I remember his suspenders. And his endless pacing.
He made you wonder if he forgot to stop by the bathroom before his presentation.
Every time he came to town he insisted on having an entire box full of new markers and three easels at the front of the room. And those large sticky pads of paper on them.
Our company paid him to fly into town and stand before us to boldly declare global trends.
It seemed like most of his predictions were wrong. Enough so that I wondered how he made any money declaring things that never transpired.
But, the truth was he wasn’t there to declare trends. He was there to make us think. About the big picture.
As he taunted members of the executive team to challenge his opinions he’d constantly bark a line that still rings in my ears years later.
“Stop hedging. Quit sitting there,” he’d say.
“Take a position!”
With one hand stretching out his suspenders and the other pointing a marker in your face he forced you to speak up.
“It’s time to take a position,” he’d call out.
I’ve now experienced enough of life to realize why my bosses paid him to annoy us with that line.
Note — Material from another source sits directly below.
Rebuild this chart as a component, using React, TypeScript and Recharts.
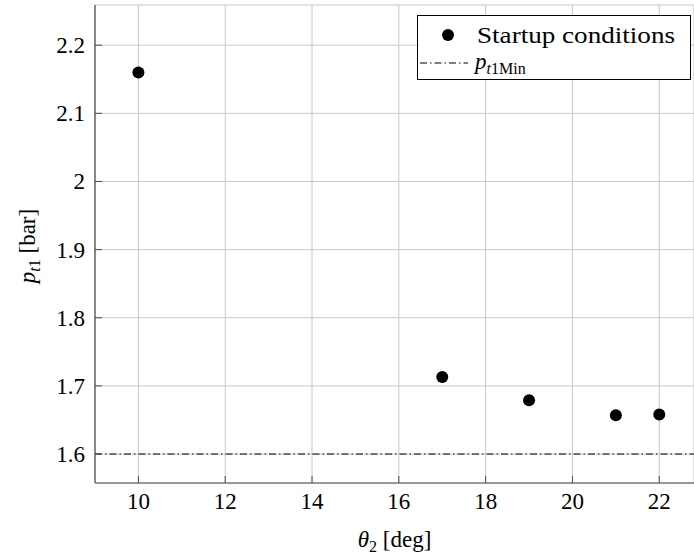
import React from "react";
import {
  ScatterChart, Scatter, XAxis, YAxis, CartesianGrid, ReferenceLine, Legend, Label,
} from "recharts";

// startup conditions
const theta2 = [10, 17, 19, 21, 22];
const pt1 = [2.16, 1.713, 1.679, 1.657, 1.658];
const pt1Min = 1.6;

const xTicks = [10, 12, 14, 16, 18, 20, 22];
const yTicks = [1.6, 1.7, 1.8, 1.9, 2, 2.1, 2.2];

const FONT = "'Liberation Serif', 'Times New Roman', serif";
const AXIS = "#4d4d4d";
const DASHDOT = "7 3 1.5 3";

const points = theta2.map((x, i) => ({ x, y: pt1[i] }));

function XTick({ x, y, payload }: any) {
  return (
    <g>
      <line x1={x} y1={y} x2={x} y2={y - 7} stroke={AXIS} strokeWidth={1} />
      <text x={x} y={y + 26} textAnchor="middle" fontFamily={FONT} fontSize={23} fill="#000">
        {payload.value}
      </text>
    </g>
  );
}

function YTick({ x, y, payload }: any) {
  return (
    <g>
      <line x1={x} y1={y} x2={x + 7} y2={y} stroke={AXIS} strokeWidth={1} />
      <text x={x - 10} y={y + 8} textAnchor="end" fontFamily={FONT} fontSize={23} fill="#000">
        {String(Number(payload.value.toFixed(1)))}
      </text>
    </g>
  );
}

function Dot({ cx, cy }: any) {
  return <circle cx={cx} cy={cy} r={6} fill="#000" />;
}

function LegendBox() {
  return (
    <svg width={274} height={65} style={{ display: "block" }}>
      <rect x={0.5} y={0.5} width={273} height={64} fill="#fff" stroke="#000" strokeWidth={1} />
      <circle cx={31} cy={20} r={6} fill="#000" />
      <text
        x={60}
        y={28}
        fontFamily={FONT}
        fontSize={23}
        fill="#000"
        textLength={198}
        lengthAdjust="spacingAndGlyphs"
      >
        Startup conditions
      </text>
      <line x1={3} y1={48} x2={51} y2={48} stroke="#000" strokeWidth={1} strokeDasharray={DASHDOT} />
      <text x={58} y={54} fontFamily={FONT} fontSize={23} fill="#000">
        <tspan fontStyle="italic">p</tspan>
        <tspan fontSize={16} dy={5} fontStyle="italic">t</tspan>
        <tspan fontSize={16}>1Min</tspan>
      </text>
    </svg>
  );
}

export default function App() {
  return (
    <div style={{ position: "absolute", left: 0, top: 0, width: 694, height: 554, background: "#fff" }}>
      <ScatterChart width={694} height={554} margin={{ top: 5, right: 0, bottom: 0, left: 0 }}>
        <CartesianGrid stroke="#c8c8c8" strokeWidth={1} />
        <XAxis
          type="number"
          dataKey="x"
          domain={[9, 22.8]}
          ticks={xTicks}
          interval={0}
          allowDataOverflow
          height={71}
          tickSize={0}
          tickMargin={0}
          tickLine={false}
          axisLine={{ stroke: AXIS, strokeWidth: 1.2 }}
          tick={<XTick />}
        >
          <Label
            content={({ viewBox }: any) => (
              <text
                x={viewBox.x + viewBox.width / 2}
                y={viewBox.y + 64}
                textAnchor="middle"
                fontFamily={FONT}
                fontSize={23}
                fill="#000"
              >
                <tspan fontStyle="italic">θ</tspan>
                <tspan fontSize={16} dy={5}>2</tspan>
                <tspan dy={-5}> [deg]</tspan>
              </text>
            )}
          />
        </XAxis>
        <YAxis
          type="number"
          dataKey="y"
          domain={[1.5575, 2.259]}
          ticks={yTicks}
          interval={0}
          allowDataOverflow
          width={95}
          tickSize={0}
          tickMargin={0}
          tickLine={false}
          axisLine={{ stroke: AXIS, strokeWidth: 1.2 }}
          tick={<YTick />}
        >
          <Label
            content={({ viewBox }: any) => {
              const cx = 35;
              const cy = viewBox.y + viewBox.height / 2 + 2;
              return (
                <text
                  x={cx}
                  y={cy}
                  transform={`rotate(-90, ${cx}, ${cy})`}
                  textAnchor="middle"
                  fontFamily={FONT}
                  fontSize={23}
                  fill="#000"
                >
                  <tspan fontStyle="italic">p</tspan>
                  <tspan fontSize={16} dy={5} fontStyle="italic">t</tspan>
                  <tspan fontSize={16}>1</tspan>
                  <tspan dy={-5}> [bar]</tspan>
                </text>
              );
            }}
          />
        </YAxis>
        <ReferenceLine y={pt1Min} stroke="#000" strokeWidth={1} strokeDasharray={DASHDOT} />
        <Scatter
          name="Startup conditions"
          data={points}
          fill="#000"
          shape={<Dot />}
          isAnimationActive={false}
        />
        <Legend
          layout="vertical"
          align="center"
          verticalAlign="middle"
          content={() => <LegendBox />}
          wrapperStyle={{ left: 417, top: 15, width: 274, height: 65 }}
        />
      </ScatterChart>
    </div>
  );
}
It’s because so few people are willing to take a position.
In business, it’s the biggest stumbling block to break out success.
In careers, it’s why most people are still in the job they swore they were going to leave five years… uh, fifteen years ago.
But, when it comes to the less trivial matters in life I’ve found a ton of what I call Wind Vanes.
These are the people who face whichever way the wind is blowing.
In matters of business strategy or societal morals and values they sit and listen. To the breeze. Only after discovering wind patterns in the room do they speak up. And expand the echo chamber.
I so badly desire more people who stand for something.
Few things bring me more happiness than a mid-level manager speaking up even as he gets used to the feel of the chairs in the conference room.
Or the teenager who left the party early. Or quickly deleted an inappropriate text.
Or the parent who got off the couch and sat in the pew.
Or the employee willing to risk it as she reached for the next level.
The easy route through life is to gauge the wind.
To blend into the crowd.
To sit on the sidelines.
To be a spectator.
To straddle the fence.
I realize most employees just want a paycheck. Most people just want to be able to watch some TV. And most companies are okay living off last year’s clientele.
That path ensures your personal contribution will be limited. Your time here quickly forgotten.
And the company’s growth always in the low single digits.
History celebrates the one who stood alone.
The one who spoke up.
The one who offered a different way.
The one who dared to take a position.